On Saturday, former Green Bay Packers safety LeRoy Butler will be inducted into the Pro Football Hall of Fame. This is a long overdue honor for a player who was one of the best in the game and who changed the way his position was played. Butler overcame a difficult childhood and ended up as an All Pro, a Super Bowl champion and now one of the game’s all-time greats.

When he was a child, it looked unlikely that Butler would be able to become a pro athlete. He had a bone condition that made it tough for him to walk and he spent time in a wheelchair and wore leg braces when he was young.

But he overcame those early difficulties and attended Florida State before the Packers selected him in the second round of the 1990 NFL Draft. Butler initially played cornerback for the Packers and intercepted three passes in a backup role as a rookie. One year later, he started all 16 games at cornerback and intercepted three more passes while recovering one fumble.
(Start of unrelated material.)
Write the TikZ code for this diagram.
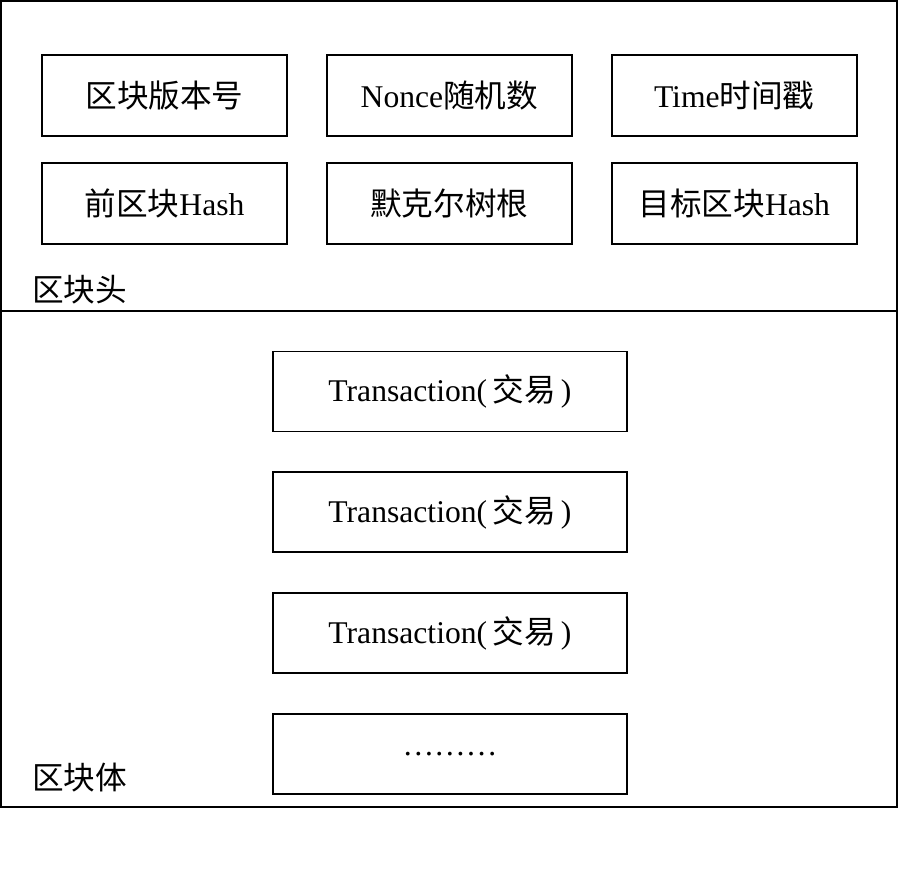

In 1992, the Packers drafted Terrell Buckley in the first round to play corner so Butler was moved to strong safety. The arrival of GM Ron Wolf, head coach Mike Holmgren and quarterback Brett Favre helped turn the team around and they improved from 4-12 in 1991 to 9-7 in 1992.

“LeRoy was the quintessential safety,” former Wolf said. “He could do everything you needed a safety to do — he could play at the line of scrimmage, he could tackle, he could cover man to man, he could dog [blitz]. He had no weakness.”

A year later, Reggie White arrived, the Packers made the playoffs for the first time in a full season in 21 years. Butler made his first of four Pro Bowls and earned All Pro honors for the first of four times in his career.

Butler gives credit to defensive coordinator Fritz Shurmur for helping him realize his potential at safety. “When Fritz came in — this is why I love him — he didn’t come in like the smartest guy in the room. He said, ‘I’ve got a guy on the cusp of being a very good player, I’m going to let him do his thing, but he has to accept coaching.’ He took me to the next level. Fritz was everything. He was the first coach to ever ask me, ‘What do you think?’ I loved that.”

Late in the season, Butler also made history when he performed the very first Lambeau Leap. It came on a frigid December day at Lambeau Field in the Packers 28-0 playoff-clinching win over the Los Angeles Raiders. Butler made a jarring tackle to force a fumble that was picked up by White. Before White was going to be tackled, he lateraled the ball to Butler who ran it in 25 yards for the game-clinching touchdown. After scoring, Butler jumped into the stands to celebrate. The tradition continues to this day.

Former teammate Gilbert Brown recalled the moment and thinking, “’LeRoy, where he going? He’s about to do what?’ Then, he jumped in the stands. It’s Green Bay. We’re the team that the fans get close to. LeRoy took it to another notch.”

“That was my way of loving the fans,” Butler said. “It was so impactful. We’re the only team that can say that not only do we love our fans on paper, but we love them in person, as well. And that’s what the ‘Leap’ stands for.”

As a safety, Butler could do it all. He could play in the box and stuff the run. Because he was a former cornerback, he was strong in coverage and he was dangerous when he was called on to execute the safety blitz. He finished his career with 38 interceptions and 20.5 sacks, making him the first defensive back in NFL history to record more than 20 interceptions and 20 sacks in his career.

Butler was also a clutch player. He recorded a sack in the Packers win over the New England Patriots in Super Bowl XXXI and had three sacks and an interception in the playoffs. He also provided the defense with leadership and changed the way the safety position was played.

Butler was named to the NFL’s All-Decade Team of the 1990s and now has finally been named to the Pro Football Hall of Fame. He joins Wolf, Favre and White as members of the 1996 Packers in the Hall. Head coach Mike Holmgren is now a senior finalist for next year’s class.

Current Packers quarterback and future Hall of Famer Aaron Rodgers was emotional when he found out Butler was going into Canton. “I was so excited … just to see that look in his eye was really, really special,” Rodgers recalled. “He fit the criteria. He was a top-three player at his position for an extended period of time, and it’s probably long overdue but I’m really excited that he’s finally going in the Hall of Fame.”

It’s a long overdue honor for Butler, but one he has definitely earned. Congratulations LeRoy.